Monday, Sep. 22, 1986
The Comeback Kid
Sometimes the job of founding a company and building it into an industry giant is the easy part. The real challenge is letting go. Returning CBS Chairman William S. Paley, who turns 85 this month, has long been revered as the nation's most influential broadcast pioneer. But last week's events marked yet another odd, and somehow poignant, twist in the saga of Paley's long, long goodbye.
The story is hardly unique in American industry. Either through a surplus of energy or ego -- and very possibly both -- founding entrepreneurs frequently find it hard to turn over the reins of "their" company to a successor. Armand Hammer, chairman and chief executive officer of Occidental Petroleum, still jets around the world at 88, and has outlasted several presumed heirs. After 41 years at the helm of W.R. Grace, the multibillion- dollar chemical producer, J. Peter Grace, 73, has been overseeing a major restructuring of the company and shows no signs of stepping down. Robert W. Woodruff, longtime chairman of Coca-Cola, "retired" in 1955 but remained in control of the company for an additional 25 years, well into his 90s.
The son of a well-to-do Philadelphia cigarmaker, William Paley bought a chain of 16 struggling radio stations in 1928 and nurtured his enterprise into a communications colossus. By the mid-1960s, when he reached retirement age, Paley had earned the right to rest on his legend. Yet he decided to remain as chairman and chief executive, leading to the departure of the man who had long yearned for the job, CBS President Frank Stanton. In the years that followed, Paley put a succession of heirs apparent into the president's slot and, in a pattern that became painfully familiar, fired them a few years later: Arthur Taylor (1972-76), John Backe (1976-80) and now Thomas Wyman.
Paley's disenchantment with his most recent choice, according to insiders, began in 1983, when Wyman replaced Paley as chairman. Though Paley publicly treated the transition as a natural passing of the baton, in private he resented the move. The CBS founder had always taken an active role in network programming -- hiring away top NBC stars like Jack Benny and Edgar Bergen in the 1940s, advocating such high-quality shows as All in the Family and M*A*S*H in the 1970s. Now he was being forced to the sidelines.

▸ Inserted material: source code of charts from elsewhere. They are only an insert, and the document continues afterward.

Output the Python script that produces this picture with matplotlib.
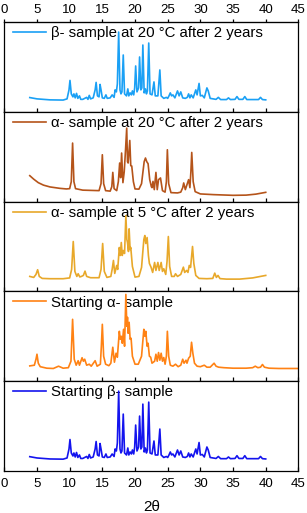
import numpy as np
import matplotlib
matplotlib.use('Agg')
from matplotlib import pyplot as plt

plt.rcParams['font.family'] = ['Liberation Sans', 'DejaVu Sans']

# beta form pattern (2theta, intensity in arbitrary units)
beta_x = [3.9, 5, 7, 9, 9.6, 9.9, 10.05, 10.25, 10.5, 10.65, 10.85, 11.05, 11.25, 11.5, 11.7,
          12.0, 12.6, 12.8, 13.0, 13.2, 13.6, 13.9, 14.05, 14.25, 14.5, 14.65, 14.8, 15.0, 15.3,
          15.55, 15.75, 16.2, 16.5, 16.8, 16.95, 17.15, 17.3, 17.5, 17.7, 17.85, 18.0, 18.2, 18.4,
          18.7, 18.9, 19.05, 19.25, 19.45, 19.6, 19.8, 19.95, 20.1, 20.3, 20.55, 20.7, 20.9, 21.05,
          21.2, 21.4, 21.6, 21.75, 21.9, 22.1, 22.3, 22.6, 22.9, 23.1, 23.5, 23.8, 24.0, 24.4, 24.8,
          25.0, 25.2, 25.4, 25.6, 25.8, 26.1, 26.5, 26.75, 27.0, 27.3, 27.7, 28.0, 28.2, 28.4, 28.6,
          28.9, 29.3, 29.5, 29.8, 30.0, 30.3, 30.6, 31.0, 31.2, 31.5, 32.4, 32.75, 33.1, 34.0, 34.3,
          34.6, 35.3, 35.6, 35.9, 36.5, 36.8, 37.1, 38.9, 39.2, 39.5, 40.0]
beta_y = [14.3, 13, 12, 11.8, 13, 22, 31.5, 18, 15, 18, 14, 18.5, 13.5, 16, 12.5,
          12.5, 14.5, 12.5, 16.5, 13, 14, 22, 29.5, 16, 15, 27.5, 22, 14, 13.5,
          17, 13.5, 14, 17, 14.5, 22, 20, 28, 80, 22, 18, 20, 57, 18,
          16, 23, 16, 19, 17, 21, 17, 24, 46, 20, 24, 55, 22, 24,
          67, 19, 23, 18, 21, 69, 18, 17, 30, 16, 16, 42, 16, 13.5, 14.5,
          13.5, 16, 19, 16, 17, 14, 21, 16, 20, 14, 13.5, 14.5, 18, 14, 17,
          14, 22, 17, 28.5, 16, 16.5, 14, 24, 21, 13.5, 12.5, 14.5, 12.3, 12.3, 14,
          12.3, 12.5, 15.3, 12.5, 12.5, 15.3, 12.3, 12.3, 14.5, 12.3, 12]

# alpha sample at 20 C after 2 years
a20_x = [3.9, 4.5, 5.2, 6, 7, 8.5, 9.5, 10.0, 10.25, 10.45, 10.65, 10.9, 12, 14.5, 14.8, 15.0,
         15.2, 15.5, 16.2, 16.45, 16.6, 16.8, 17.2, 17.45, 17.65, 17.8, 17.95, 18.15, 18.35, 18.55,
         18.73, 18.85, 18.95, 19.2, 19.35, 19.5, 19.75, 20.0, 20.6, 21.0, 21.4, 21.6, 21.8, 22.0,
         22.25, 22.5, 22.6, 22.75, 22.95, 23.2, 23.4, 23.6, 23.9, 24.2, 24.6, 24.8, 24.95, 25.15,
         25.5, 26.5, 27.0, 27.3, 27.45, 27.7, 28.0, 28.2, 28.4, 28.55, 28.68, 28.9, 29.2, 30, 32,
         35, 37, 38.5, 40]
a20_y = [26, 22.5, 19, 16.5, 14.7, 13.3, 12.7, 13, 20, 58.7, 20, 13, 11.5, 11, 18, 47,
         18, 11, 10.5, 15, 29.3, 13, 11, 20, 38.7, 24, 48.7, 19, 30, 52,
         73.7, 40, 38.7, 61.3, 36, 35.7, 20, 12.7, 12.5, 18, 40, 43.7, 40, 38,
         22, 15, 14, 20.3, 12, 29.3, 12, 22, 23.7, 11, 9.5, 20, 52, 18,
         9, 8.7, 9.5, 14, 18.7, 12, 18, 22, 14, 30, 49.3, 20, 10, 7.7, 7,
         6.3, 6.5, 7.5, 9.3]

# alpha sample at 5 C after 2 years
a5_x = [3.9, 4.5, 4.85, 5.1, 5.35, 5.8, 7, 9, 10.0, 10.3, 10.55, 10.8, 11.1, 11.3, 11.55, 11.8,
        12.1, 12.35, 12.6, 13.2, 14.5, 14.8, 15.05, 15.3, 15.7, 16.3, 16.5, 16.7, 16.9, 17.2,
        17.35, 17.6, 17.75, 17.9, 18.05, 18.2, 18.4, 18.6, 18.75, 18.85, 19.0, 19.1, 19.25, 19.35,
        19.6, 20.0, 20.6, 21.0, 21.35, 21.5, 21.65, 21.85, 22.05, 22.2, 22.45, 22.7, 23.0, 23.2,
        23.5, 23.7, 24.0, 24.2, 24.4, 24.7, 24.9, 25.1, 25.3, 25.6, 26.0, 26.2, 26.5, 27.0, 27.4,
        27.6, 27.9, 28.1, 28.3, 28.5, 28.8, 29.0, 29.3, 29.8, 31, 31.9, 32.2, 32.45, 32.7, 33.0,
        34, 36, 38, 40]
a5_y = [15, 14, 17, 21.7, 15, 13, 12.7, 12.7, 13.5, 22, 50, 20, 15, 17.7, 14.5, 15,
        16, 20.3, 15, 13.7, 13.7, 22, 48, 20, 14, 15, 22, 31, 18, 26,
        22, 44, 36, 49, 36, 41, 38, 76, 52, 49, 40, 62.7, 42, 44,
        25, 14.3, 15, 24, 52, 56, 48, 54, 36, 28, 24.3, 19, 29, 21,
        29, 21, 29, 20, 22.7, 17, 30, 55, 25, 15, 15, 17.7, 15, 17, 24.3,
        19, 21, 19, 26, 24, 45, 28, 16, 13, 12.7, 13, 18.3, 14, 16, 12.8,
        12.3, 12.3, 13.5, 16]

# starting alpha sample
a0_x = [3.9, 4.6, 4.85, 5.0, 5.2, 5.5, 6.5, 7.5, 8.3, 9.0, 9.8, 10.2, 10.45, 10.7, 11.0, 11.3,
        11.5, 11.9, 12.1, 12.3, 12.6, 13.0, 13.3, 13.9, 14.2, 14.7, 14.85, 15.0, 15.2, 15.5, 16.0,
        16.3, 16.6, 16.85, 17.1, 17.3, 17.6, 17.75, 17.9, 18.05, 18.25, 18.4, 18.6, 18.75, 18.85,
        18.95, 19.1, 19.25, 19.4, 19.6, 20.0, 20.5, 21.0, 21.35, 21.5, 21.65, 21.85, 22.0, 22.2,
        22.4, 22.6, 23.0, 23.2, 23.4, 23.6, 23.8, 24.0, 24.2, 24.4, 24.6, 24.8, 24.95, 25.15, 25.4,
        25.8, 26.2, 26.6, 27.0, 27.3, 27.5, 27.8, 27.95, 28.2, 28.45, 28.65, 28.85, 29.1, 29.5,
        30.0, 30.6, 31.0, 31.5, 32.1, 32.4, 32.8, 33.6, 35, 37, 38.0, 38.4, 38.8, 39.2, 39.5, 39.8,
        40.5, 42, 45]
a0_y = [15.3, 16, 22, 27, 18, 14.5, 13, 12.7, 15, 13, 13.5, 20, 62, 22, 16, 20.5,
        16, 23.5, 20, 22, 16, 17, 15, 20.5, 15, 17, 35, 57, 25, 17, 15.5,
        18, 34, 19, 28, 24, 50, 42, 45, 38, 52, 35, 87, 55, 64,
        48, 59, 42, 43, 25, 17, 17, 25, 52, 45, 50, 35, 38, 25,
        24, 18, 20, 27, 20, 28.7, 21, 28, 20, 23.7, 17, 25, 50, 25, 16,
        15, 17, 14.5, 16, 22, 18, 21, 18, 23, 25, 39, 28, 18, 15,
        14.5, 16, 14, 14, 18, 15, 14, 13.5, 13, 13, 13.5, 15, 13.5, 14, 16.7, 14,
        13, 12.7, 12.7]

labels = ['\u03b2- sample at 20 \u00b0C after 2 years',
          '\u03b1- sample at 20 \u00b0C after 2 years',
          '\u03b1- sample at 5 \u00b0C after 2 years',
          'Starting \u03b1- sample',
          'Starting \u03b2- sample']
series = [(beta_x, beta_y), (a20_x, a20_y), (a5_x, a5_y), (a0_x, a0_y), (beta_x, beta_y)]
colors = ['#1aa0f5', '#b5541a', '#e8a82a', '#ff8214', '#1414ee']
xticks = list(range(0, 50, 5))

fig, axes = plt.subplots(5, 1, figsize=(3.07, 5.13), dpi=100, sharex=True)
fig.subplots_adjust(left=0.014, right=0.972, bottom=0.082, top=0.957, hspace=0)

for i, ax in enumerate(axes):
    x, y = series[i]
    ax.plot(x, y, color=colors[i], lw=1.2, label=labels[i], zorder=2)
    ax.set_xlim(0, 45)
    ax.set_ylim(0, 90)
    ax.set_yticks([])
    ax.set_xticks(xticks)
    for s in ax.spines.values():
        s.set_linewidth(0.9)
    ax.tick_params(axis='x', direction='in', length=3, width=0.9, labelsize=9.5, pad=5,
                   bottom=True, labelbottom=(i == 4))
    # legend sits a bit inside the top edge, peaks may run over it
    leg = ax.legend(loc='upper left', bbox_to_anchor=(0.008, 1.02), borderaxespad=0,
                    frameon=False, fontsize=10.8, handlelength=2.2, handletextpad=0.35)
    leg.set_zorder(1)

sec = axes[0].secondary_xaxis('top')
sec.set_xticks(xticks)
sec.tick_params(direction='out', length=2.5, width=0.9, labelsize=9.5, pad=2)
axes[4].set_xlabel('2\u03b8', fontsize=11, labelpad=7)

plt.savefig('out.png', dpi=100)
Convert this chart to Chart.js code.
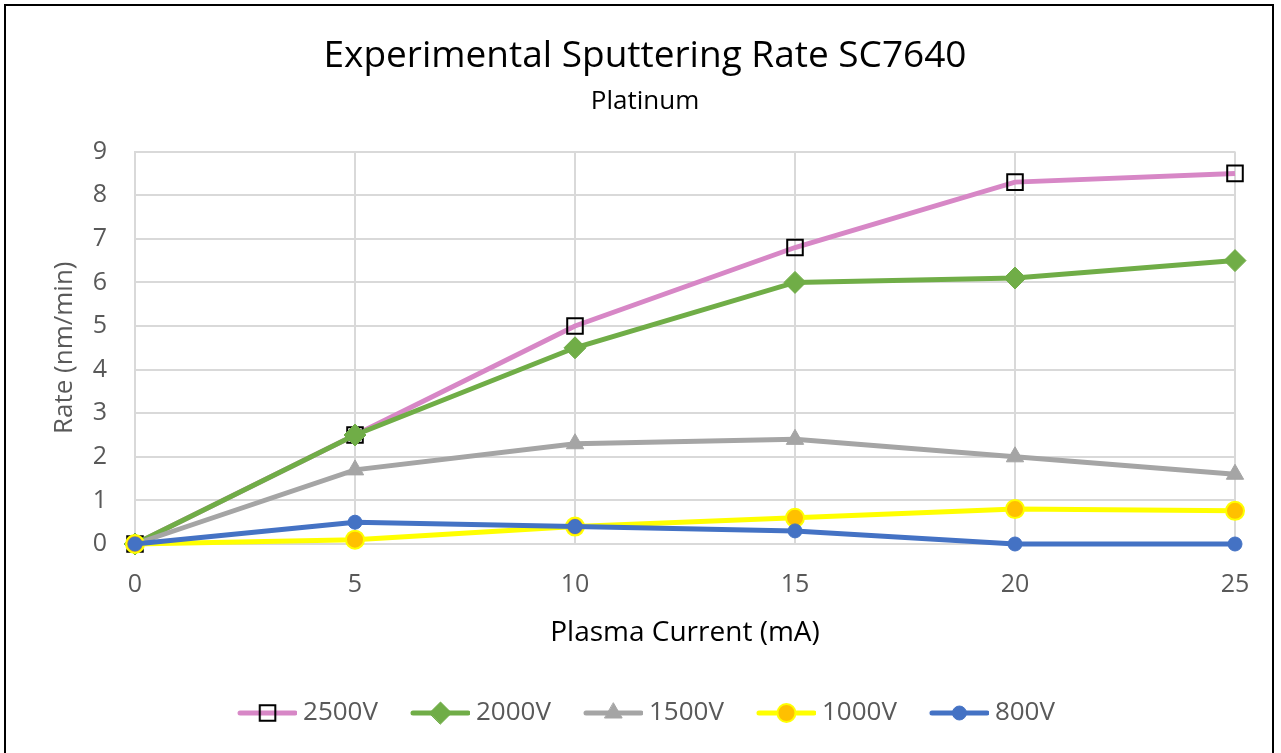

Despite his retirement, Paley continued to visit his office at Black Rock daily and still got regular briefings on CBS's programming plans. Only last month he invited CBS Entertainment President B. Donald ("Bud") Grant to his Southampton summer home on Long Island to discuss the fall schedule. But Paley's dissatisfaction grew as he watched the network's fortunes decline. In a recent interview, he voiced disappointment that rival ABC had succeeded in wooing Lucille Ball, one of CBS's first TV stars, back in a sitcom this fall. "I think our people were stupid not to think of it first," he said. Age has begun to take its toll. Though in apparent good health, Paley has slowed down considerably and suffers from memory lapses. Yet friends describe him as still capable of wielding influence. "He is the most competitive person I've ever met," says Financier Felix Rohatyn. "It was obvious that Bill was watching with a great deal of sorrow and frustration as this great enterprise that he built began to fray at the edges."
Other observers suggest Paley may not be all that disappointed. CBS's current troubles, after all, have given him an opportunity to ride to the rescue once more and prove himself the indispensable man. The recent events, according to some, have invigorated him. "He didn't like the way he was pushed aside," says an intimate. "It took him forever to get rid of Wyman, and now he's enjoying it." For an aging broadcast legend, it is a sweet last hurrah.